If you paid it all the way as I understand you did there is something wrong about it. When 
we stopped at Concord to take the cars, I went to the ticket office to get a ticket which I 
knew I should be obliged to have. When I called for it I told the man that my fare to 
Lowell was paid all the way and I wanted a ticket to Lowell. He told me if this was the 
case the Stagedriver would get the ticket for me and I supposed of course he would. But 
he did not, and when the ticket master called for my ticket in the cars, I was obliged to 
give him a dollar. Sometimes I have thought that the fare might not have been paid beside 
farther than Concord. If this is the case all is right. But if it is not, then I have paid a 
dollar too much and gained the character of trying to cheat the company out of my fare, 
for the man thought I was lying to him. I suppose I want to know how it is and wish it 
could be settled for I do not like that any one should think me capable of such a thing, 
even though that person be an utter stranger.
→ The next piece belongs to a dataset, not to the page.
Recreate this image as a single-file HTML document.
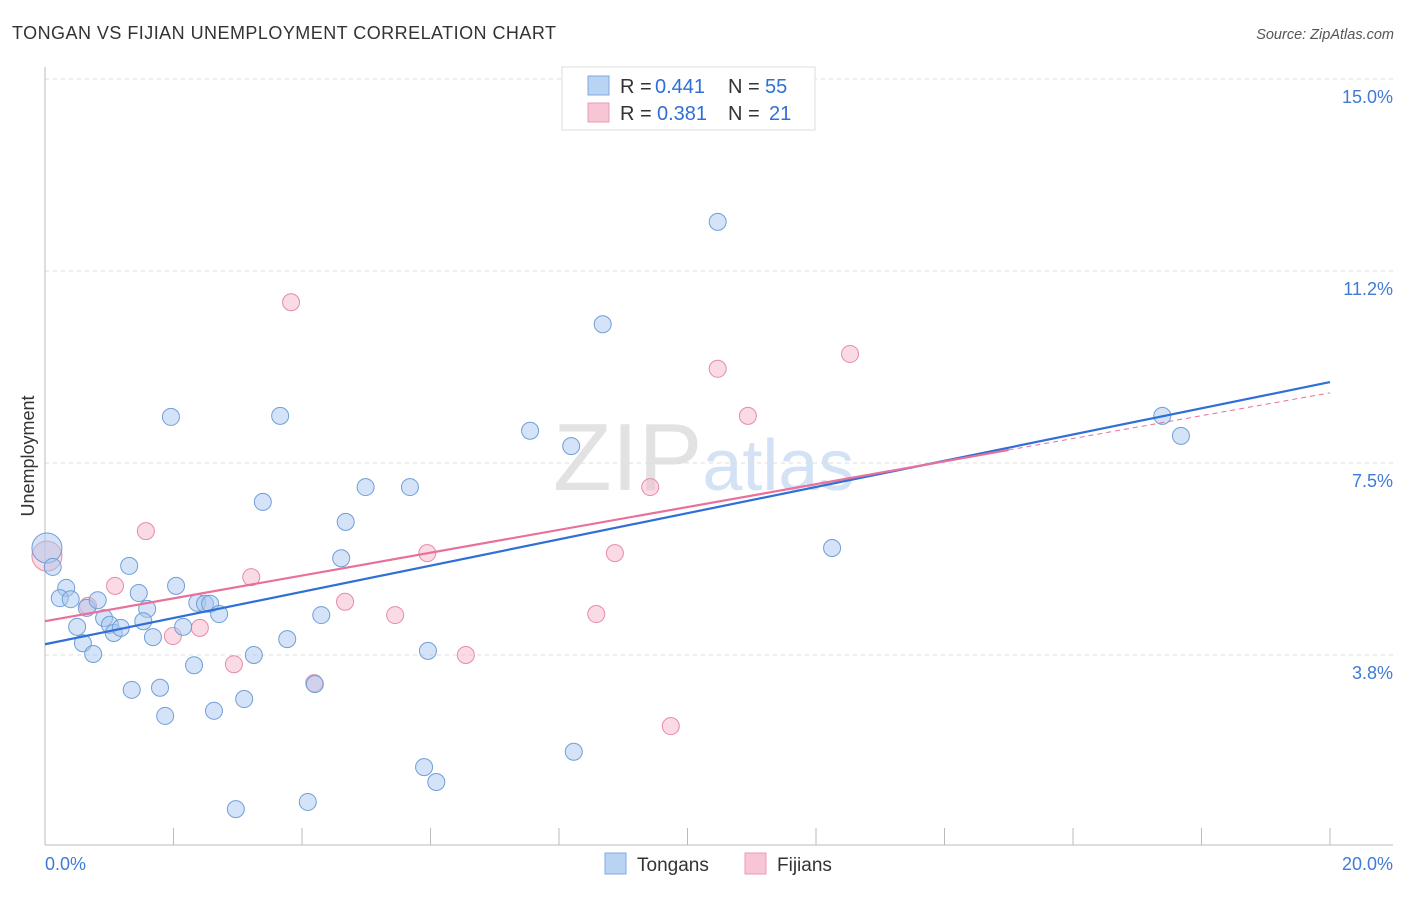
<!DOCTYPE html>
<html><head><meta charset="utf-8"><style>
body{margin:0;background:#fff;font-family:"Liberation Sans",sans-serif;}
svg text{font-family:"Liberation Sans",sans-serif;}
</style></head><body>
<svg id="chart" width="1406" height="892" xmlns="http://www.w3.org/2000/svg">
<text x="12" y="39" font-size="18" fill="#333" textLength="544" lengthAdjust="spacing">TONGAN VS FIJIAN UNEMPLOYMENT CORRELATION CHART</text>
<text x="1394" y="39" font-size="14.5" fill="#555" text-anchor="end" font-style="italic">Source: ZipAtlas.com</text>
<text x="553" y="490" font-size="96" fill="#e2e2e2" font-family="Liberation Serif">ZIP<tspan font-family="Liberation Sans" font-size="72" fill="#d3e2f4">atlas</tspan></text>
<g id="grid"></g>
<g id="axes"></g>
<g id="marks"></g>
<text transform="translate(34,456) rotate(-90)" font-size="18" fill="#333" text-anchor="middle">Unemployment</text>
<g>
<rect x="562" y="67" width="253" height="63" fill="#fff" stroke="#ddd"/>
<rect x="588" y="76" width="21" height="19" fill="#b9d3f3" stroke="#7ea8df"/>
<rect x="588" y="103" width="21" height="19" fill="#f8c5d5" stroke="#e99ab5"/>
<text x="620" y="93" font-size="20" fill="#333">R =</text>
<text x="655" y="93" font-size="20" fill="#2f6fd6">0.441</text>
<text x="728" y="93" font-size="20" fill="#333">N =</text>
<text x="765" y="93" font-size="20" fill="#2f6fd6">55</text>
<text x="620" y="120" font-size="20" fill="#333">R =</text>
<text x="657" y="120" font-size="20" fill="#2f6fd6">0.381</text>
<text x="728" y="120" font-size="20" fill="#333">N =</text>
<text x="769" y="120" font-size="20" fill="#2f6fd6">21</text>
</g>
<g>
<rect x="605" y="853" width="21" height="21" fill="#b9d3f3" stroke="#7ea8df"/>
<text x="637" y="871" font-size="19" fill="#333">Tongans</text>
<rect x="745" y="853" width="21" height="21" fill="#f8c5d5" stroke="#e99ab5"/>
<text x="777" y="871" font-size="19" fill="#333">Fijians</text>
</g>
</svg>
<script>
const yTicks=[15.0,11.25,7.5,3.75];
const yTickLabels=["15.0%","11.2%","7.5%","3.8%"];
const xTickLabels=["0.0%","20.0%"];
const tonganX=[0.03,0.12,0.33,0.23,0.40,0.65,0.82,0.50,0.92,1.01,1.07,1.18,0.59,0.75,1.31,1.46,1.59,1.53,1.68,1.96,2.04,2.15,2.37,2.49,2.57,2.71,2.32,1.35,1.79,1.87,2.63,3.10,3.25,2.97,3.39,3.66,3.77,4.09,4.20,4.30,4.61,4.68,4.99,5.68,5.96,5.90,6.09,7.55,8.19,8.68,8.23,10.47,12.25,17.39,17.68];
const tonganY=[5.84,5.47,5.06,4.86,4.84,4.67,4.82,4.30,4.47,4.34,4.18,4.28,3.98,3.77,5.49,4.96,4.65,4.41,4.10,8.40,5.10,4.30,4.77,4.75,4.75,4.55,3.55,3.07,3.11,2.56,2.66,2.89,3.75,0.74,6.74,8.42,4.06,0.88,3.18,4.53,5.64,6.35,7.03,7.03,3.83,1.56,1.27,8.13,7.83,10.21,1.86,12.21,5.84,8.42,8.03];
const fijianX=[0.03,0.67,1.09,1.57,1.99,2.41,2.94,3.21,3.83,4.19,4.67,5.45,5.95,6.55,8.58,8.87,9.42,9.74,10.47,10.94,12.53];
const fijianY=[5.68,4.71,5.10,6.17,4.12,4.28,3.57,5.27,10.64,3.20,4.79,4.53,5.74,3.75,4.55,5.74,7.03,2.36,9.34,8.42,9.63];
const tonganTrend=[3.96,9.08];
const fijianTrend=[4.41,8.87];
const NS="http://www.w3.org/2000/svg";
const X=v=>45+v*1285/20, Y=v=>79+(15-v)*51.2;
function mk(t,a,p){const e=document.createElementNS(NS,t);for(const k in a)e.setAttribute(k,a[k]);document.getElementById(p).appendChild(e);return e;}
yTicks.forEach((t,i)=>{
 const l=mk('line',{x1:45,x2:1393,y1:Y(t),y2:Y(t),stroke:'#ddd','stroke-dasharray':'4,4'},'grid');
 
 
 const tx=mk('text',{x:1393,y:Y(t)+24,'font-size':18,fill:'#3f7bd6','text-anchor':'end'},'axes');tx.textContent=yTickLabels[i];
 
 
});
let a=mk('line',{x1:45,x2:45,y1:67,y2:845,stroke:'#bbb'},'axes');


a=mk('line',{x1:45,x2:1393,y1:845,y2:845,stroke:'#bbb'},'axes');


for(let i=0;i<=10;i++){const t=mk('line',{x1:X(i*2),x2:X(i*2),y1:828,y2:845,stroke:'#bbb'},'axes');
 
 }
[[0,'start',45],[20,'end',1393]].forEach((d,i)=>{const t=mk('text',{x:d[2],y:870,'font-size':18,fill:'#3f7bd6','text-anchor':d[1]},'axes');t.textContent=xTickLabels[i];
 
 });
function pts(xs,ys,fill,stroke,name){xs.forEach((x,i)=>{const r=i==0?15:8.5;const c=mk('circle',{cx:X(x),cy:Y(ys[i]),r:r,fill:fill,'fill-opacity':0.5,stroke:stroke,'stroke-width':1},'marks');
 
 });}
pts(fijianX,fijianY,'#f5b8cb','#e88aa8','fijian-point');
pts(tonganX,tonganY,'#a9c8ef','#6f9fd8','tongan-point');
let l=mk('line',{x1:X(0),y1:Y(tonganTrend[0]),x2:X(20),y2:Y(tonganTrend[1]),stroke:'#2f6fd6','stroke-width':2.2},'marks');


const fm=v=>fijianTrend[0]+(fijianTrend[1]-fijianTrend[0])*v/20;
l=mk('line',{x1:X(0),y1:Y(fm(0)),x2:X(15),y2:Y(fm(15)),stroke:'#e8709a','stroke-width':2.2},'marks');


l=mk('line',{x1:X(15),y1:Y(fm(15)),x2:X(20),y2:Y(fm(20)),stroke:'#e8709a','stroke-width':1,'stroke-dasharray':'5,4'},'marks');


</script>
</body></html>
But enough of this. The Whigs of Lowell 
had a great time on the night of the 3rd. They had an immense procession of men on foot 
bearing torches and bannersgot up for the occasion. The houses were illuminated (Whigs 
houses) and by the way I should think the whole of Lowell were Whigs. I went out to see 
the illuminations and they did truly look splendid. The Merrimack house was illuminated 
from attic to cellar. Every pane of glass in the house had a half candle to it and there were 
many others lighted in the same way. One entire block on the Merrimack Cor[poration] 
with the exception of one tenement which doubtless was occupied by a free soiler who 
would not illuminate on any account whatever.
  
(Monday Eve) I have been to work today and think I shall manage to get along with the 
work. I am not so tired as I was last week. I have not yet found out what wages I shall get 
but presume they will be about $2.00 per week exclusive of board. I think of nothing 
further to write excepting I wish you to prevail on Henry to write to me, also tell Olive to 
write and Eveline when she comes.

Give my love to uncle Jerry and aunt Betsey and tell little Lois that "Cousin Carra" 
thanks her very much for the apple she sent her. Her health is about the same that it was 
when she was at Claremont. No one has much hope of her ever being any better.
Write soon. Yours affectionately

Mary S Paul
  

 
 
P.S. Do not forget to direct to No. 5 Tremont Cor and tell all others to do the same.